What you should do: Repeat the material below exactly, with no pictures.

Supplied information:

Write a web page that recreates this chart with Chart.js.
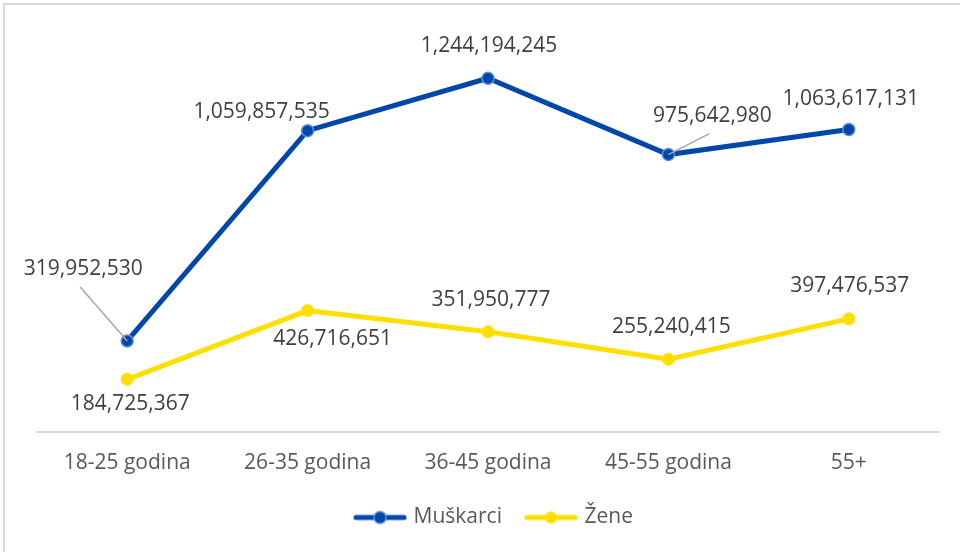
<!DOCTYPE html>
<html>
<head>
<meta charset="utf-8">
<script src="https://cdn.jsdelivr.net/npm/chart.js@4/dist/chart.umd.min.js"></script>
<style>
  html, body { margin: 0; padding: 0; background: #fff; }
  .wrap { position: relative; width: 960px; height: 552px; overflow: hidden; }
  .frame {
    position: absolute; left: 3px; top: 3px; width: 1000px; height: 600px;
    border-top: 2px solid #d9d9d9; border-left: 2px solid #d9d9d9;
  }
  canvas { position: absolute; left: 0; top: 0; }
</style>
</head>
<body>
<div class="wrap">
  <div class="frame"></div>
  <canvas id="lineChart" width="960" height="552"></canvas>
</div>
<script>
// data
const categories = ['18-25 godina', '26-35 godina', '36-45 godina', '45-55 godina', '55+']
const muskarci = [319952530, 1059857535, 1244194245, 975642980, 1063617131]
const zene = [184725367, 426716651, 351950777, 255240415, 397476537]
const seriesNames = ['Muškarci', 'Žene']

// where each value label sits relative to its point (dx, dy) and whether it gets a leader line
const labelOffsets = [
  [[-44, -72, true], [-46, -19], [1, -32], [44, -39, true], [2, -31]],
  [[3, 25], [25, 28], [3, -32], [3, -32], [1, -33]]
]

const blue = '#0047ab'
const blueRing = '#5b8fd6'
const yellow = '#ffdf00'
const textColor = '#595959'
const fontFamily = "'Open Sans', 'Noto Sans', sans-serif"

// legend marker: short thick line with a dot in the middle
function legendMarker(color, ring) {
  const c = document.createElement('canvas')
  c.width = 54
  c.height = 16
  const g = c.getContext('2d')
  g.strokeStyle = color
  g.lineWidth = 5
  g.lineCap = 'round'
  g.beginPath()
  g.moveTo(3, 8)
  g.lineTo(51, 8)
  g.stroke()
  g.beginPath()
  g.arc(27, 8, 6, 0, Math.PI * 2)
  g.fillStyle = color
  g.fill()
  if (ring) {
    g.lineWidth = 1.5
    g.strokeStyle = ring
    g.stroke()
  }
  return c
}

const valueLabels = {
  id: 'valueLabels',
  afterLayout(chart) {
    // nudge the legend to where excel put it
    const lg = chart.legend
    lg.left += 7
    lg.right += 7
    lg.top -= 14
    lg.bottom -= 14
  },
  afterDatasetsDraw(chart) {
    const ctx = chart.ctx
    ctx.save()
    ctx.font = '21px ' + fontFamily
    ctx.textAlign = 'center'
    ctx.textBaseline = 'middle'
    chart.data.datasets.forEach((ds, di) => {
      const meta = chart.getDatasetMeta(di)
      meta.data.forEach((pt, i) => {
        const off = labelOffsets[di][i]
        const lx = pt.x + off[0]
        const ly = pt.y + off[1]
        if (off[2]) {
          ctx.strokeStyle = '#a6a6a6'
          ctx.lineWidth = 1.5
          ctx.beginPath()
          ctx.moveTo(lx - 3, ly + 18)
          ctx.lineTo(pt.x, pt.y)
          ctx.stroke()
        }
        ctx.fillStyle = '#404040'
        ctx.fillText(ds.data[i].toLocaleString('en-US'), lx, ly)
      })
    })
    ctx.restore()
  }
}

const chart = new Chart(document.getElementById('lineChart'), {
  type: 'line',
  data: {
    labels: categories,
    datasets: [
      {
        label: seriesNames[0],
        data: muskarci,
        borderColor: blue,
        backgroundColor: blue,
        borderWidth: 5,
        pointRadius: 6,
        pointBackgroundColor: blue,
        pointBorderColor: blueRing,
        pointBorderWidth: 1.5,
        pointStyle: 'circle',
        tension: 0
      },
      {
        label: seriesNames[1],
        data: zene,
        borderColor: yellow,
        backgroundColor: yellow,
        borderWidth: 5,
        pointRadius: 6,
        pointBackgroundColor: yellow,
        pointBorderColor: yellow,
        pointBorderWidth: 1,
        tension: 0
      }
    ]
  },
  options: {
    responsive: false,
    animation: false,
    devicePixelRatio: 1,
    layout: { padding: { left: 37, right: 21, top: 34, bottom: 0 } },
    plugins: {
      tooltip: { enabled: false },
      legend: {
        position: 'bottom',
        labels: {
          usePointStyle: true,
          pointStyleWidth: 46,
          padding: 26,
          color: textColor,
          font: { family: fontFamily, size: 21 },
          generateLabels(chart) {
            return chart.data.datasets.map((ds, i) => ({
              text: ds.label,
              fontColor: textColor,
              pointStyle: i === 0 ? legendMarker(blue, blueRing) : legendMarker(yellow),
              strokeStyle: 'transparent',
              fillStyle: 'transparent',
              lineWidth: 0,
              datasetIndex: i
            }))
          }
        }
      }
    },
    scales: {
      x: {
        offset: true,
        grid: { display: false, drawTicks: false },
        border: { display: true, color: '#d9d9d9', width: 2 },
        ticks: { color: textColor, padding: 19, font: { family: fontFamily, size: 21 } }
      },
      y: {
        display: false,
        min: 0,
        max: 1400000000
      }
    }
  },
  plugins: [valueLabels]
})
</script>
</body>
</html>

Full response:
Write a web page that recreates this chart with Chart.js.
<!DOCTYPE html>
<html>
<head>
<meta charset="utf-8">
<script src="https://cdn.jsdelivr.net/npm/chart.js@4/dist/chart.umd.min.js"></script>
<style>
  html, body { margin: 0; padding: 0; background: #fff; }
  .wrap { position: relative; width: 960px; height: 552px; overflow: hidden; }
  .frame {
    position: absolute; left: 3px; top: 3px; width: 1000px; height: 600px;
    border-top: 2px solid #d9d9d9; border-left: 2px solid #d9d9d9;
  }
  canvas { position: absolute; left: 0; top: 0; }
</style>
</head>
<body>
<div class="wrap">
  <div class="frame"></div>
  <canvas id="lineChart" width="960" height="552"></canvas>
</div>
<script>
// data
const categories = ['18-25 godina', '26-35 godina', '36-45 godina', '45-55 godina', '55+']
const muskarci = [319952530, 1059857535, 1244194245, 975642980, 1063617131]
const zene = [184725367, 426716651, 351950777, 255240415, 397476537]
const seriesNames = ['Muškarci', 'Žene']

// where each value label sits relative to its point (dx, dy) and whether it gets a leader line
const labelOffsets = [
  [[-44, -72, true], [-46, -19], [1, -32], [44, -39, true], [2, -31]],
  [[3, 25], [25, 28], [3, -32], [3, -32], [1, -33]]
]

const blue = '#0047ab'
const blueRing = '#5b8fd6'
const yellow = '#ffdf00'
const textColor = '#595959'
const fontFamily = "'Open Sans', 'Noto Sans', sans-serif"

// legend marker: short thick line with a dot in the middle
function legendMarker(color, ring) {
  const c = document.createElement('canvas')
  c.width = 54
  c.height = 16
  const g = c.getContext('2d')
  g.strokeStyle = color
  g.lineWidth = 5
  g.lineCap = 'round'
  g.beginPath()
  g.moveTo(3, 8)
  g.lineTo(51, 8)
  g.stroke()
  g.beginPath()
  g.arc(27, 8, 6, 0, Math.PI * 2)
  g.fillStyle = color
  g.fill()
  if (ring) {
    g.lineWidth = 1.5
    g.strokeStyle = ring
    g.stroke()
  }
  return c
}

const valueLabels = {
  id: 'valueLabels',
  afterLayout(chart) {
    // nudge the legend to where excel put it
    const lg = chart.legend
    lg.left += 7
    lg.right += 7
    lg.top -= 14
    lg.bottom -= 14
  },
  afterDatasetsDraw(chart) {
    const ctx = chart.ctx
    ctx.save()
    ctx.font = '21px ' + fontFamily
    ctx.textAlign = 'center'
    ctx.textBaseline = 'middle'
    chart.data.datasets.forEach((ds, di) => {
      const meta = chart.getDatasetMeta(di)
      meta.data.forEach((pt, i) => {
        const off = labelOffsets[di][i]
        const lx = pt.x + off[0]
        const ly = pt.y + off[1]
        if (off[2]) {
          ctx.strokeStyle = '#a6a6a6'
          ctx.lineWidth = 1.5
          ctx.beginPath()
          ctx.moveTo(lx - 3, ly + 18)
          ctx.lineTo(pt.x, pt.y)
          ctx.stroke()
        }
        ctx.fillStyle = '#404040'
        ctx.fillText(ds.data[i].toLocaleString('en-US'), lx, ly)
      })
    })
    ctx.restore()
  }
}

const chart = new Chart(document.getElementById('lineChart'), {
  type: 'line',
  data: {
    labels: categories,
    datasets: [
      {
        label: seriesNames[0],
        data: muskarci,
        borderColor: blue,
        backgroundColor: blue,
        borderWidth: 5,
        pointRadius: 6,
        pointBackgroundColor: blue,
        pointBorderColor: blueRing,
        pointBorderWidth: 1.5,
        pointStyle: 'circle',
        tension: 0
      },
      {
        label: seriesNames[1],
        data: zene,
        borderColor: yellow,
        backgroundColor: yellow,
        borderWidth: 5,
        pointRadius: 6,
        pointBackgroundColor: yellow,
        pointBorderColor: yellow,
        pointBorderWidth: 1,
        tension: 0
      }
    ]
  },
  options: {
    responsive: false,
    animation: false,
    devicePixelRatio: 1,
    layout: { padding: { left: 37, right: 21, top: 34, bottom: 0 } },
    plugins: {
      tooltip: { enabled: false },
      legend: {
        position: 'bottom',
        labels: {
          usePointStyle: true,
          pointStyleWidth: 46,
          padding: 26,
          color: textColor,
          font: { family: fontFamily, size: 21 },
          generateLabels(chart) {
            return chart.data.datasets.map((ds, i) => ({
              text: ds.label,
              fontColor: textColor,
              pointStyle: i === 0 ? legendMarker(blue, blueRing) : legendMarker(yellow),
              strokeStyle: 'transparent',
              fillStyle: 'transparent',
              lineWidth: 0,
              datasetIndex: i
            }))
          }
        }
      }
    },
    scales: {
      x: {
        offset: true,
        grid: { display: false, drawTicks: false },
        border: { display: true, color: '#d9d9d9', width: 2 },
        ticks: { color: textColor, padding: 19, font: { family: fontFamily, size: 21 } }
      },
      y: {
        display: false,
        min: 0,
        max: 1400000000
      }
    }
  },
  plugins: [valueLabels]
})
</script>
</body>
</html>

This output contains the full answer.